MR. FLOREN: Vague and ambiguous.
THE WITNESS: No, not specifically, no.
BY MR. SOMMER:
Q. Do you remember talking to Mr. Conley about conversion trades?
A. Quite possibly, sure.
Q. But you don’t recall anything specific?
A. Specific over —
Q. Let me ask it generally. Did he ever suggest to you that he could get you hard-to-borrow stock by doing conversion trades?
A. Not that I recall in those specific
Q. Do you recall something more generally on that topic?
A. I really don’t as to specifics for this matter.
MR. SOMMER: Exhibit 7.
(Deposition Exhibit 7
marked for identification.)
THE WITNESS: So you found these emails without me. I knew you would.
The full Cohodes deposition.
Name = the stock, ie the name of the stock.
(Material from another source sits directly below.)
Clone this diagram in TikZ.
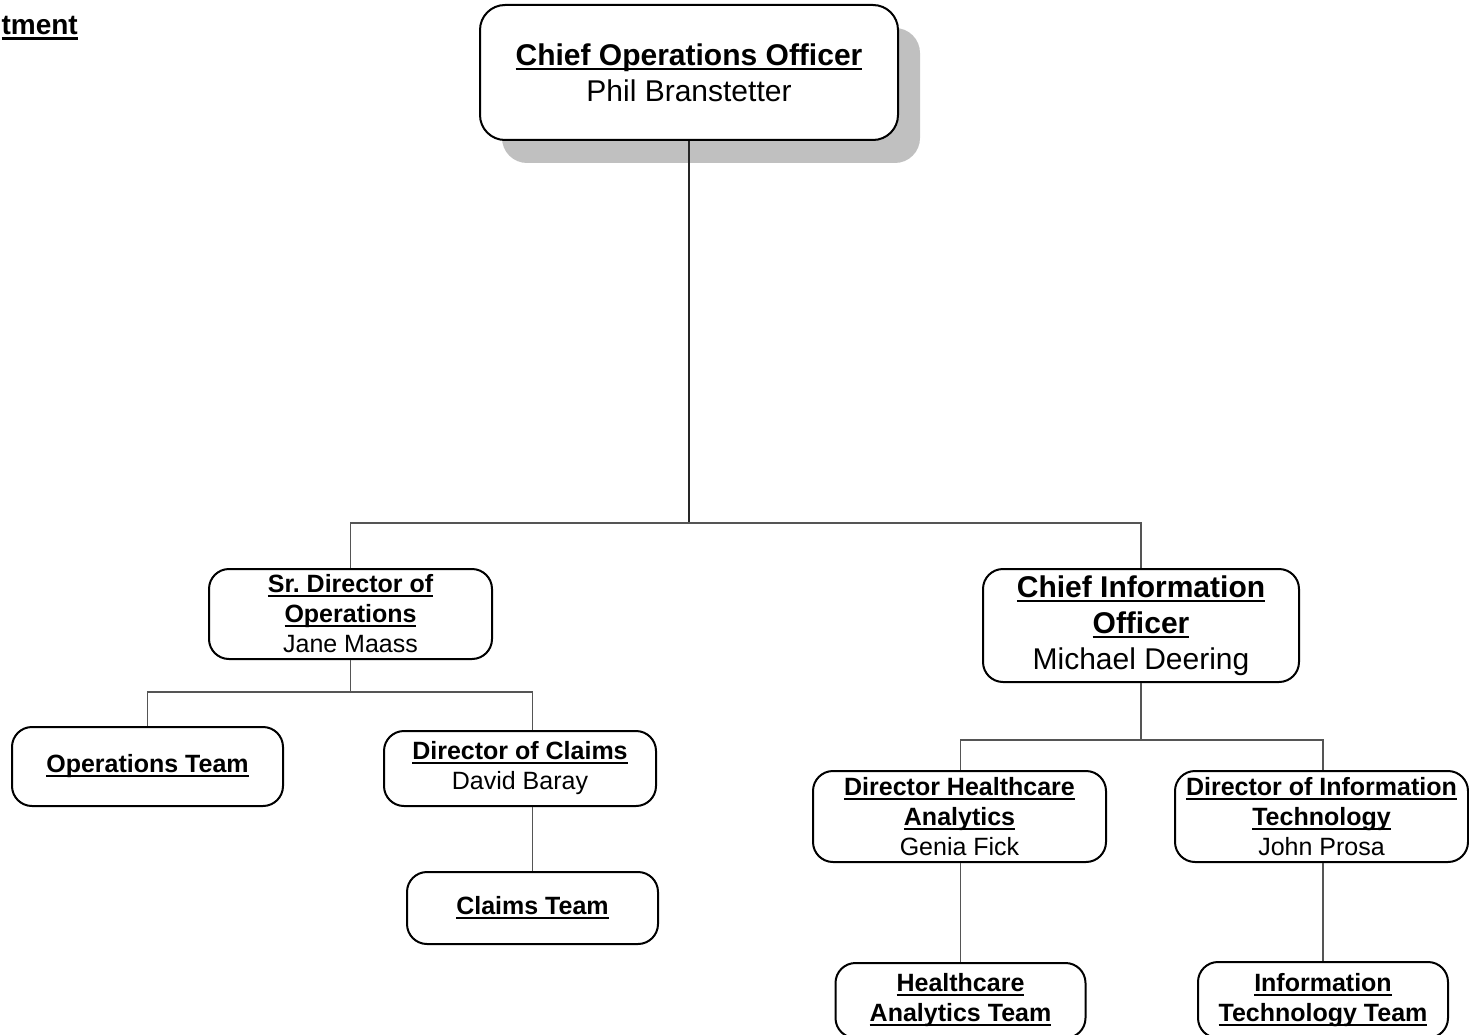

Call options are financial contracts that give the buyer the right, but not the obligation, to buy a stock, bond, commodity, or other asset or instrument at a specified (“strike”) price within a specific time period. The stock, bond, or commodity is called the underlying asset. A call buyer profits when the underlying asset increases in price.
Put options are financial contracts that give the buyer the right, but not the obligation, to sell–or sell short–a specified amount of an underlying asset at a pre-determined (“strike”) price within a specified time period. The buyer profits when the underlying asset decreases in price.
Market Maker Exception aka the Madoff Exception was invented by Bernie Madoff to allow his hedge fund to naked short stocks in which he “made a market,” ie accepted all offers to buy and sell. A change in 2008 allowed market makers to short without borrowing shares, but did not exempt them from the duty to settle shorts. They are not allowed to fail. But they evade this rule by rolling over trades. The SEC appears not to notice. See this: https://www.sec.gov/divisions/marketreg/tmcompliance/rule203b3-secg.htm
Amendment to Eliminate the Options Market Maker Exception in Exchange Act Rule 203(b)(3) of Regulation SHO
The Securities and Exchange Commission (“Commission”), to further reduce fails to deliver in certain equity securities eliminated the “options market maker” exception to Regulation SHO’s close-out requirements under Exchange Act Rule 203(b)(3).
Prior to this amendment, Regulation SHO contained an exception to the rule’s close-out requirement under Rule 203(b)(3)(iii) that excepted from the close-out requirement fails to deliver resulting from short sales by registered options market makers effected to establish or maintain a hedge on certain options positions. The Commission amended Regulation SHO to eliminate the options market maker exception to the rule’s close-out requirement.